Make an exact copy of each entry, leaving out every picture.

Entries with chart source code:
---+---

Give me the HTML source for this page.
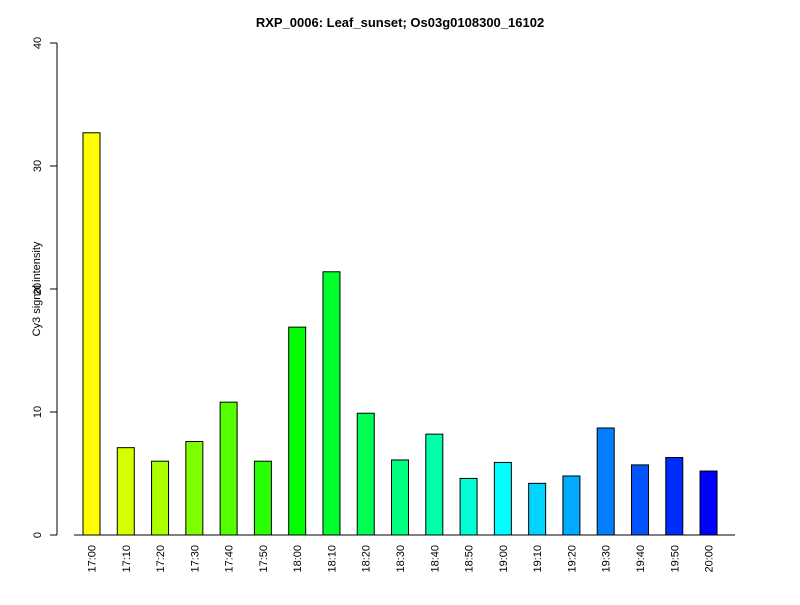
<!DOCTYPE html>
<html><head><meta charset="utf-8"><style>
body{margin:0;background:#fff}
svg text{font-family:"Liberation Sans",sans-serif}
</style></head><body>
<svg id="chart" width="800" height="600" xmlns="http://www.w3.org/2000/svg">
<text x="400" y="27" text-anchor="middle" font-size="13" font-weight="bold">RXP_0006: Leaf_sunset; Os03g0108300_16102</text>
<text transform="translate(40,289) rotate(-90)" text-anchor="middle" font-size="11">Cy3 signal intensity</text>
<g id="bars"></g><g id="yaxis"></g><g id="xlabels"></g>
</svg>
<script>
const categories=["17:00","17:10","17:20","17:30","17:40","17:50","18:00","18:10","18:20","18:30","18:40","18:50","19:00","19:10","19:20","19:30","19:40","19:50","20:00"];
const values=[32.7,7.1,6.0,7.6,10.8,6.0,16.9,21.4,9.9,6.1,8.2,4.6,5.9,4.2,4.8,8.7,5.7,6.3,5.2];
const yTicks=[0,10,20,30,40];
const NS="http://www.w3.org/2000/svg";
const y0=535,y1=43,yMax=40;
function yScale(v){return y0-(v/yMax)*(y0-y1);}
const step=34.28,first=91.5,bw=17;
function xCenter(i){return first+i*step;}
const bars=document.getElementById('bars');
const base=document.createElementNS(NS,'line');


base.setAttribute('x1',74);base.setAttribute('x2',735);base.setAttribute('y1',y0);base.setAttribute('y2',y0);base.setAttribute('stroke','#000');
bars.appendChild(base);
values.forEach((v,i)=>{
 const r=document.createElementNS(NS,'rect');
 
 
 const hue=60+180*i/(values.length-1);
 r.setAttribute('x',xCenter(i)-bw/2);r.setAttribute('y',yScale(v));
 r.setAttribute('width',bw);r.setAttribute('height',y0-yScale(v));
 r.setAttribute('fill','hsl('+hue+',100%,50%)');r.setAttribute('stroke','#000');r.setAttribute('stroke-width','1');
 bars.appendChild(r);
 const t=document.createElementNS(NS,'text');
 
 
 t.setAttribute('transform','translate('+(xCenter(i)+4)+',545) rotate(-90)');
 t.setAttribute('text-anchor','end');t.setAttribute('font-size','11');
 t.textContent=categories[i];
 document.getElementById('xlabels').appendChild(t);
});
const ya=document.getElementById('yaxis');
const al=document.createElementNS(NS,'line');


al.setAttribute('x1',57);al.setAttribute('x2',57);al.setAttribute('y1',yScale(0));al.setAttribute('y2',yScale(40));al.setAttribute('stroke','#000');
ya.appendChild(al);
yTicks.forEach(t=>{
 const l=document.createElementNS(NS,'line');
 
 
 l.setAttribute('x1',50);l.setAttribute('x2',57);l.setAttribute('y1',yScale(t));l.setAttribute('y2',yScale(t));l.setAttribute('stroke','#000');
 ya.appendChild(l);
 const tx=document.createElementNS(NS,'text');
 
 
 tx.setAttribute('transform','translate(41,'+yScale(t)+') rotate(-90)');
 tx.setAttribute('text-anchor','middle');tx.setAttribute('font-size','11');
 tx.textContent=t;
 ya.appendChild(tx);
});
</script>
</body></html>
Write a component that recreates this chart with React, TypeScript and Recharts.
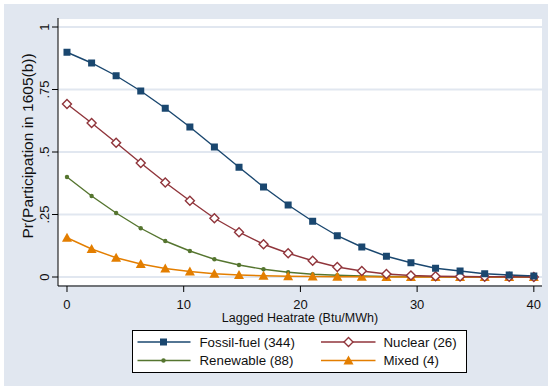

---+---

FULL OUTPUT =
Give me the HTML source for this page.
<!DOCTYPE html>
<html><head><meta charset="utf-8"><style>
body{margin:0;background:#fff}
svg text{font-family:"Liberation Sans",sans-serif}
</style></head><body>
<svg id="chart" width="800" height="600" xmlns="http://www.w3.org/2000/svg">
<text x="400" y="27" text-anchor="middle" font-size="13" font-weight="bold">RXP_0006: Leaf_sunset; Os03g0108300_16102</text>
<text transform="translate(40,289) rotate(-90)" text-anchor="middle" font-size="11">Cy3 signal intensity</text>
<g id="bars"></g><g id="yaxis"></g><g id="xlabels"></g>
</svg>
<script>
const categories=["17:00","17:10","17:20","17:30","17:40","17:50","18:00","18:10","18:20","18:30","18:40","18:50","19:00","19:10","19:20","19:30","19:40","19:50","20:00"];
const values=[32.7,7.1,6.0,7.6,10.8,6.0,16.9,21.4,9.9,6.1,8.2,4.6,5.9,4.2,4.8,8.7,5.7,6.3,5.2];
const yTicks=[0,10,20,30,40];
const NS="http://www.w3.org/2000/svg";
const y0=535,y1=43,yMax=40;
function yScale(v){return y0-(v/yMax)*(y0-y1);}
const step=34.28,first=91.5,bw=17;
function xCenter(i){return first+i*step;}
const bars=document.getElementById('bars');
const base=document.createElementNS(NS,'line');


base.setAttribute('x1',74);base.setAttribute('x2',735);base.setAttribute('y1',y0);base.setAttribute('y2',y0);base.setAttribute('stroke','#000');
bars.appendChild(base);
values.forEach((v,i)=>{
 const r=document.createElementNS(NS,'rect');
 
 
 const hue=60+180*i/(values.length-1);
 r.setAttribute('x',xCenter(i)-bw/2);r.setAttribute('y',yScale(v));
 r.setAttribute('width',bw);r.setAttribute('height',y0-yScale(v));
 r.setAttribute('fill','hsl('+hue+',100%,50%)');r.setAttribute('stroke','#000');r.setAttribute('stroke-width','1');
 bars.appendChild(r);
 const t=document.createElementNS(NS,'text');
 
 
 t.setAttribute('transform','translate('+(xCenter(i)+4)+',545) rotate(-90)');
 t.setAttribute('text-anchor','end');t.setAttribute('font-size','11');
 t.textContent=categories[i];
 document.getElementById('xlabels').appendChild(t);
});
const ya=document.getElementById('yaxis');
const al=document.createElementNS(NS,'line');


al.setAttribute('x1',57);al.setAttribute('x2',57);al.setAttribute('y1',yScale(0));al.setAttribute('y2',yScale(40));al.setAttribute('stroke','#000');
ya.appendChild(al);
yTicks.forEach(t=>{
 const l=document.createElementNS(NS,'line');
 
 
 l.setAttribute('x1',50);l.setAttribute('x2',57);l.setAttribute('y1',yScale(t));l.setAttribute('y2',yScale(t));l.setAttribute('stroke','#000');
 ya.appendChild(l);
 const tx=document.createElementNS(NS,'text');
 
 
 tx.setAttribute('transform','translate(41,'+yScale(t)+') rotate(-90)');
 tx.setAttribute('text-anchor','middle');tx.setAttribute('font-size','11');
 tx.textContent=t;
 ya.appendChild(tx);
});
</script>
</body></html>
Write a component that recreates this chart with React, TypeScript and Recharts.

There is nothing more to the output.